DATA TO PROCESS -
----------

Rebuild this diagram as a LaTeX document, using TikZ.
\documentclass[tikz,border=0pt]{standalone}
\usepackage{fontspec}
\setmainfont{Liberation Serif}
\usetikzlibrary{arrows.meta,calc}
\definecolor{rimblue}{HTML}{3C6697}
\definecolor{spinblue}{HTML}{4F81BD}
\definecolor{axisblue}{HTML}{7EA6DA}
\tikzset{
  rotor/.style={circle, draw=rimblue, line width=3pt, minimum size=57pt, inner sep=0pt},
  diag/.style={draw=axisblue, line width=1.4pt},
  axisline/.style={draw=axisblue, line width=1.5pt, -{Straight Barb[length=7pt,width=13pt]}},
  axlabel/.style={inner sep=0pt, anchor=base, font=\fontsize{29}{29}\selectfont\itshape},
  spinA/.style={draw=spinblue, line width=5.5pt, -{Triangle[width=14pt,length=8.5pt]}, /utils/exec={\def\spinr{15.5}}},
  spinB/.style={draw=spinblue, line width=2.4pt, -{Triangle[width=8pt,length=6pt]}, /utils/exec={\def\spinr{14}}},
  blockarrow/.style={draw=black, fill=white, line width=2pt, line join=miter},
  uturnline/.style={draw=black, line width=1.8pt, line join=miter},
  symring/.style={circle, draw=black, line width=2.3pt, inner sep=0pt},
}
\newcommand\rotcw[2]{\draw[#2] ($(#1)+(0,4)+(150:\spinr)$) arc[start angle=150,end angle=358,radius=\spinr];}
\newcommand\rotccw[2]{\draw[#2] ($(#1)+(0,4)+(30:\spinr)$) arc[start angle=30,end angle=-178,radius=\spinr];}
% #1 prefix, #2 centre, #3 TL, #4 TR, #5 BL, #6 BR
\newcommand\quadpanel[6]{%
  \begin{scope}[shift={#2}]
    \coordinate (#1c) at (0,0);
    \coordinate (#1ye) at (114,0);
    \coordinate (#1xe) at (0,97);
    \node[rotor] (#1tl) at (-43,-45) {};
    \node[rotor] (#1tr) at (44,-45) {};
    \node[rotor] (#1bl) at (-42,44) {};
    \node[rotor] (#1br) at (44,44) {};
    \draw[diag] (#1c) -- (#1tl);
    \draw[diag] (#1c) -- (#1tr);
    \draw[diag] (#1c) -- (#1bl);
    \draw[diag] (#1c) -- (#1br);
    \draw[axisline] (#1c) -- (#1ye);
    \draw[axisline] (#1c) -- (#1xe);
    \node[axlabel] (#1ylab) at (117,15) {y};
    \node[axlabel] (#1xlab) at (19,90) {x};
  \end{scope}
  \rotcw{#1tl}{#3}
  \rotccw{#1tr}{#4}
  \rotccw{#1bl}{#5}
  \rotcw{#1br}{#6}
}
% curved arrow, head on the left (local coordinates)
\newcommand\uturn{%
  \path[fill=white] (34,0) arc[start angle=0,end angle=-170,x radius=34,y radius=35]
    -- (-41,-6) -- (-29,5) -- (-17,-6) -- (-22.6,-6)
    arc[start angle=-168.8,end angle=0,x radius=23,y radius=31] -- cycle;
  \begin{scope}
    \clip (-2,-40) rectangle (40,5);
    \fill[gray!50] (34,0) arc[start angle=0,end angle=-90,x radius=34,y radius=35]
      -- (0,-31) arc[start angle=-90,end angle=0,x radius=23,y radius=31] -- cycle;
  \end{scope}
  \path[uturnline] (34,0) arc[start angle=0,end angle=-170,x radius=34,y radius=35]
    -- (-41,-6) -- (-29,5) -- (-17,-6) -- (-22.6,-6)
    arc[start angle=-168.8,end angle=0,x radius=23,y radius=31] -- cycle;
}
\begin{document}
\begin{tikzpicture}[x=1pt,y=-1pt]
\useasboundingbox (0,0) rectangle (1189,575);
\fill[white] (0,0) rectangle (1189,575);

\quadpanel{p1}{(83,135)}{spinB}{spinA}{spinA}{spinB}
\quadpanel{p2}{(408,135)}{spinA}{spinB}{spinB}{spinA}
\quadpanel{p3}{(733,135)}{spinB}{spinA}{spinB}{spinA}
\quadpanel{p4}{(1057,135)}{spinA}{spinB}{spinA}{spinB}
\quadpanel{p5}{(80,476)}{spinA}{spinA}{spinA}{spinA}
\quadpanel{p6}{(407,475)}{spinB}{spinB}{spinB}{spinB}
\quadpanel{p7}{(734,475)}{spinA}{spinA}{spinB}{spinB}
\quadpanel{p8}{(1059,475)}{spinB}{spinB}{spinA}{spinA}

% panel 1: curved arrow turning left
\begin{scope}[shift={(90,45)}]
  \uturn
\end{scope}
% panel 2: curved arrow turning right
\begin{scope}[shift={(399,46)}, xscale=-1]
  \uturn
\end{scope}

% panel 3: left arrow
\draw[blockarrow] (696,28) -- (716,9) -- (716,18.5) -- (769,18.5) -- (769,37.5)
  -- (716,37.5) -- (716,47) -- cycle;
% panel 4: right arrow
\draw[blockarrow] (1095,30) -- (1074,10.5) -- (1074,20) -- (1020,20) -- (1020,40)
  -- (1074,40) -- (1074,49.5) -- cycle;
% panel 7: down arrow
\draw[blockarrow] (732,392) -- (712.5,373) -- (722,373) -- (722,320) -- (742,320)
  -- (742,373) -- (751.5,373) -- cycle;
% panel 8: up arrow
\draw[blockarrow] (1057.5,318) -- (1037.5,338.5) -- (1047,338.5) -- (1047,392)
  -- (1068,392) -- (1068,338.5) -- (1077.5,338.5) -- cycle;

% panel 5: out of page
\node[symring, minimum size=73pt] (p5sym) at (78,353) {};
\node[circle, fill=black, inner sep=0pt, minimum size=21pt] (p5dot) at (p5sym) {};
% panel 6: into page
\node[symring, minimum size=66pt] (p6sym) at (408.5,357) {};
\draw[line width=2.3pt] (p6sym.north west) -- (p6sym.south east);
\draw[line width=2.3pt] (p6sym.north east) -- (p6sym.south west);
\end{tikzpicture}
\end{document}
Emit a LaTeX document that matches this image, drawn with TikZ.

----------

SET PROBLEM -
Type out the full listing again, exactly as given.

OUTPUT -
Rebuild this diagram as a LaTeX document, using TikZ.
\documentclass[tikz,border=0pt]{standalone}
\usepackage{fontspec}
\setmainfont{Liberation Serif}
\usetikzlibrary{arrows.meta,calc}
\definecolor{rimblue}{HTML}{3C6697}
\definecolor{spinblue}{HTML}{4F81BD}
\definecolor{axisblue}{HTML}{7EA6DA}
\tikzset{
  rotor/.style={circle, draw=rimblue, line width=3pt, minimum size=57pt, inner sep=0pt},
  diag/.style={draw=axisblue, line width=1.4pt},
  axisline/.style={draw=axisblue, line width=1.5pt, -{Straight Barb[length=7pt,width=13pt]}},
  axlabel/.style={inner sep=0pt, anchor=base, font=\fontsize{29}{29}\selectfont\itshape},
  spinA/.style={draw=spinblue, line width=5.5pt, -{Triangle[width=14pt,length=8.5pt]}, /utils/exec={\def\spinr{15.5}}},
  spinB/.style={draw=spinblue, line width=2.4pt, -{Triangle[width=8pt,length=6pt]}, /utils/exec={\def\spinr{14}}},
  blockarrow/.style={draw=black, fill=white, line width=2pt, line join=miter},
  uturnline/.style={draw=black, line width=1.8pt, line join=miter},
  symring/.style={circle, draw=black, line width=2.3pt, inner sep=0pt},
}
\newcommand\rotcw[2]{\draw[#2] ($(#1)+(0,4)+(150:\spinr)$) arc[start angle=150,end angle=358,radius=\spinr];}
\newcommand\rotccw[2]{\draw[#2] ($(#1)+(0,4)+(30:\spinr)$) arc[start angle=30,end angle=-178,radius=\spinr];}
% #1 prefix, #2 centre, #3 TL, #4 TR, #5 BL, #6 BR
\newcommand\quadpanel[6]{%
  \begin{scope}[shift={#2}]
    \coordinate (#1c) at (0,0);
    \coordinate (#1ye) at (114,0);
    \coordinate (#1xe) at (0,97);
    \node[rotor] (#1tl) at (-43,-45) {};
    \node[rotor] (#1tr) at (44,-45) {};
    \node[rotor] (#1bl) at (-42,44) {};
    \node[rotor] (#1br) at (44,44) {};
    \draw[diag] (#1c) -- (#1tl);
    \draw[diag] (#1c) -- (#1tr);
    \draw[diag] (#1c) -- (#1bl);
    \draw[diag] (#1c) -- (#1br);
    \draw[axisline] (#1c) -- (#1ye);
    \draw[axisline] (#1c) -- (#1xe);
    \node[axlabel] (#1ylab) at (117,15) {y};
    \node[axlabel] (#1xlab) at (19,90) {x};
  \end{scope}
  \rotcw{#1tl}{#3}
  \rotccw{#1tr}{#4}
  \rotccw{#1bl}{#5}
  \rotcw{#1br}{#6}
}
% curved arrow, head on the left (local coordinates)
\newcommand\uturn{%
  \path[fill=white] (34,0) arc[start angle=0,end angle=-170,x radius=34,y radius=35]
    -- (-41,-6) -- (-29,5) -- (-17,-6) -- (-22.6,-6)
    arc[start angle=-168.8,end angle=0,x radius=23,y radius=31] -- cycle;
  \begin{scope}
    \clip (-2,-40) rectangle (40,5);
    \fill[gray!50] (34,0) arc[start angle=0,end angle=-90,x radius=34,y radius=35]
      -- (0,-31) arc[start angle=-90,end angle=0,x radius=23,y radius=31] -- cycle;
  \end{scope}
  \path[uturnline] (34,0) arc[start angle=0,end angle=-170,x radius=34,y radius=35]
    -- (-41,-6) -- (-29,5) -- (-17,-6) -- (-22.6,-6)
    arc[start angle=-168.8,end angle=0,x radius=23,y radius=31] -- cycle;
}
\begin{document}
\begin{tikzpicture}[x=1pt,y=-1pt]
\useasboundingbox (0,0) rectangle (1189,575);
\fill[white] (0,0) rectangle (1189,575);

\quadpanel{p1}{(83,135)}{spinB}{spinA}{spinA}{spinB}
\quadpanel{p2}{(408,135)}{spinA}{spinB}{spinB}{spinA}
\quadpanel{p3}{(733,135)}{spinB}{spinA}{spinB}{spinA}
\quadpanel{p4}{(1057,135)}{spinA}{spinB}{spinA}{spinB}
\quadpanel{p5}{(80,476)}{spinA}{spinA}{spinA}{spinA}
\quadpanel{p6}{(407,475)}{spinB}{spinB}{spinB}{spinB}
\quadpanel{p7}{(734,475)}{spinA}{spinA}{spinB}{spinB}
\quadpanel{p8}{(1059,475)}{spinB}{spinB}{spinA}{spinA}

% panel 1: curved arrow turning left
\begin{scope}[shift={(90,45)}]
  \uturn
\end{scope}
% panel 2: curved arrow turning right
\begin{scope}[shift={(399,46)}, xscale=-1]
  \uturn
\end{scope}

% panel 3: left arrow
\draw[blockarrow] (696,28) -- (716,9) -- (716,18.5) -- (769,18.5) -- (769,37.5)
  -- (716,37.5) -- (716,47) -- cycle;
% panel 4: right arrow
\draw[blockarrow] (1095,30) -- (1074,10.5) -- (1074,20) -- (1020,20) -- (1020,40)
  -- (1074,40) -- (1074,49.5) -- cycle;
% panel 7: down arrow
\draw[blockarrow] (732,392) -- (712.5,373) -- (722,373) -- (722,320) -- (742,320)
  -- (742,373) -- (751.5,373) -- cycle;
% panel 8: up arrow
\draw[blockarrow] (1057.5,318) -- (1037.5,338.5) -- (1047,338.5) -- (1047,392)
  -- (1068,392) -- (1068,338.5) -- (1077.5,338.5) -- cycle;

% panel 5: out of page
\node[symring, minimum size=73pt] (p5sym) at (78,353) {};
\node[circle, fill=black, inner sep=0pt, minimum size=21pt] (p5dot) at (p5sym) {};
% panel 6: into page
\node[symring, minimum size=66pt] (p6sym) at (408.5,357) {};
\draw[line width=2.3pt] (p6sym.north west) -- (p6sym.south east);
\draw[line width=2.3pt] (p6sym.north east) -- (p6sym.south west);
\end{tikzpicture}
\end{document}
Emit a LaTeX document that matches this image, drawn with TikZ.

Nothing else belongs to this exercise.